> WHAT YOU NEED TO DO
Restate each of the lines below word for word and drop every picture.

> INFORMATION SUPPLIED
Begin

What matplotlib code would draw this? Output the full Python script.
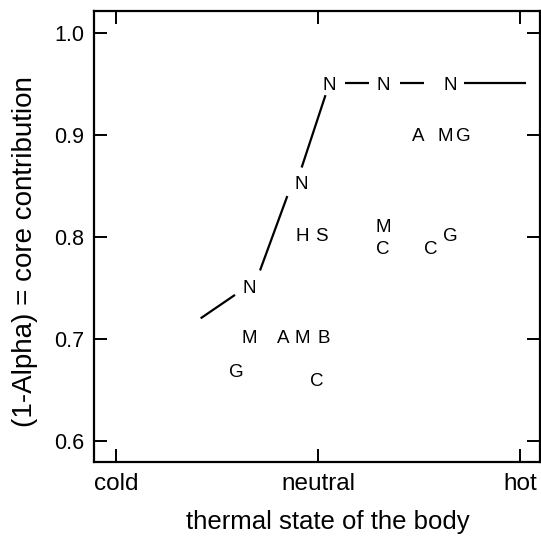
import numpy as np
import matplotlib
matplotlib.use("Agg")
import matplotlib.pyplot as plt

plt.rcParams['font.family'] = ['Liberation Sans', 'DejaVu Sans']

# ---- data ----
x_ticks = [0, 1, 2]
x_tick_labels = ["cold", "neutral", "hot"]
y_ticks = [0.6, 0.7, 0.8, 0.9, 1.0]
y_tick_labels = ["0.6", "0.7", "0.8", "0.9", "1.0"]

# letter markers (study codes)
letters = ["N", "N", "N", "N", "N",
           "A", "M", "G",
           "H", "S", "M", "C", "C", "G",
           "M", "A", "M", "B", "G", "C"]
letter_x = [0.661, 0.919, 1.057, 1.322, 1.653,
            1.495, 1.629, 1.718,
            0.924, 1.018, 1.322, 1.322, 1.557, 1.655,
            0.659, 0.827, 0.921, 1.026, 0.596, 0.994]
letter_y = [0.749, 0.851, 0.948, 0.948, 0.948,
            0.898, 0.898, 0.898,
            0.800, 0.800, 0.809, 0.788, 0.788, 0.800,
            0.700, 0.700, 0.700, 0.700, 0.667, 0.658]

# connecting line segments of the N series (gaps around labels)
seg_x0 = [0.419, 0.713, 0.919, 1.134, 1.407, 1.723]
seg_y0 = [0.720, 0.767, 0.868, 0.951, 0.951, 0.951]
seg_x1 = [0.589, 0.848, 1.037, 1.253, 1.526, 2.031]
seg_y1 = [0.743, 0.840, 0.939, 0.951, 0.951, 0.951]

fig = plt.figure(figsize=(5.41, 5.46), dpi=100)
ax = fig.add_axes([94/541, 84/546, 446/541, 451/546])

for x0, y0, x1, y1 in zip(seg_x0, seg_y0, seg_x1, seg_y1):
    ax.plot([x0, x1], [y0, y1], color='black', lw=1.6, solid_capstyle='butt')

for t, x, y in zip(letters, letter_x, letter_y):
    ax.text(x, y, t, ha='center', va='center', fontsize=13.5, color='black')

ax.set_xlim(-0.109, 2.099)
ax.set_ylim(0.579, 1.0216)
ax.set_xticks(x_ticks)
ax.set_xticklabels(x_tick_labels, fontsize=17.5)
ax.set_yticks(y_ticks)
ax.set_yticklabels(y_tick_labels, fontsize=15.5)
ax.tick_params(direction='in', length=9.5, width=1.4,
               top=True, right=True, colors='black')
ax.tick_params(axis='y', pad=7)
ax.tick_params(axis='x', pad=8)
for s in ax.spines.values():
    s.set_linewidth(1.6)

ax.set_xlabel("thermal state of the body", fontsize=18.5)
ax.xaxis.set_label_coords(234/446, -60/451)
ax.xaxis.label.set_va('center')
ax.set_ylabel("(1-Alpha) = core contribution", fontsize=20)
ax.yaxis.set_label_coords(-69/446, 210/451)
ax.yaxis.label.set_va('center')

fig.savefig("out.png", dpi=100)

End

> EXERCISE OUTPUT
What matplotlib code would draw this? Output the full Python script.
import numpy as np
import matplotlib
matplotlib.use("Agg")
import matplotlib.pyplot as plt

plt.rcParams['font.family'] = ['Liberation Sans', 'DejaVu Sans']

# ---- data ----
x_ticks = [0, 1, 2]
x_tick_labels = ["cold", "neutral", "hot"]
y_ticks = [0.6, 0.7, 0.8, 0.9, 1.0]
y_tick_labels = ["0.6", "0.7", "0.8", "0.9", "1.0"]

# letter markers (study codes)
letters = ["N", "N", "N", "N", "N",
           "A", "M", "G",
           "H", "S", "M", "C", "C", "G",
           "M", "A", "M", "B", "G", "C"]
letter_x = [0.661, 0.919, 1.057, 1.322, 1.653,
            1.495, 1.629, 1.718,
            0.924, 1.018, 1.322, 1.322, 1.557, 1.655,
            0.659, 0.827, 0.921, 1.026, 0.596, 0.994]
letter_y = [0.749, 0.851, 0.948, 0.948, 0.948,
            0.898, 0.898, 0.898,
            0.800, 0.800, 0.809, 0.788, 0.788, 0.800,
            0.700, 0.700, 0.700, 0.700, 0.667, 0.658]

# connecting line segments of the N series (gaps around labels)
seg_x0 = [0.419, 0.713, 0.919, 1.134, 1.407, 1.723]
seg_y0 = [0.720, 0.767, 0.868, 0.951, 0.951, 0.951]
seg_x1 = [0.589, 0.848, 1.037, 1.253, 1.526, 2.031]
seg_y1 = [0.743, 0.840, 0.939, 0.951, 0.951, 0.951]

fig = plt.figure(figsize=(5.41, 5.46), dpi=100)
ax = fig.add_axes([94/541, 84/546, 446/541, 451/546])

for x0, y0, x1, y1 in zip(seg_x0, seg_y0, seg_x1, seg_y1):
    ax.plot([x0, x1], [y0, y1], color='black', lw=1.6, solid_capstyle='butt')

for t, x, y in zip(letters, letter_x, letter_y):
    ax.text(x, y, t, ha='center', va='center', fontsize=13.5, color='black')

ax.set_xlim(-0.109, 2.099)
ax.set_ylim(0.579, 1.0216)
ax.set_xticks(x_ticks)
ax.set_xticklabels(x_tick_labels, fontsize=17.5)
ax.set_yticks(y_ticks)
ax.set_yticklabels(y_tick_labels, fontsize=15.5)
ax.tick_params(direction='in', length=9.5, width=1.4,
               top=True, right=True, colors='black')
ax.tick_params(axis='y', pad=7)
ax.tick_params(axis='x', pad=8)
for s in ax.spines.values():
    s.set_linewidth(1.6)

ax.set_xlabel("thermal state of the body", fontsize=18.5)
ax.xaxis.set_label_coords(234/446, -60/451)
ax.xaxis.label.set_va('center')
ax.set_ylabel("(1-Alpha) = core contribution", fontsize=20)
ax.yaxis.set_label_coords(-69/446, 210/451)
ax.yaxis.label.set_va('center')

fig.savefig("out.png", dpi=100)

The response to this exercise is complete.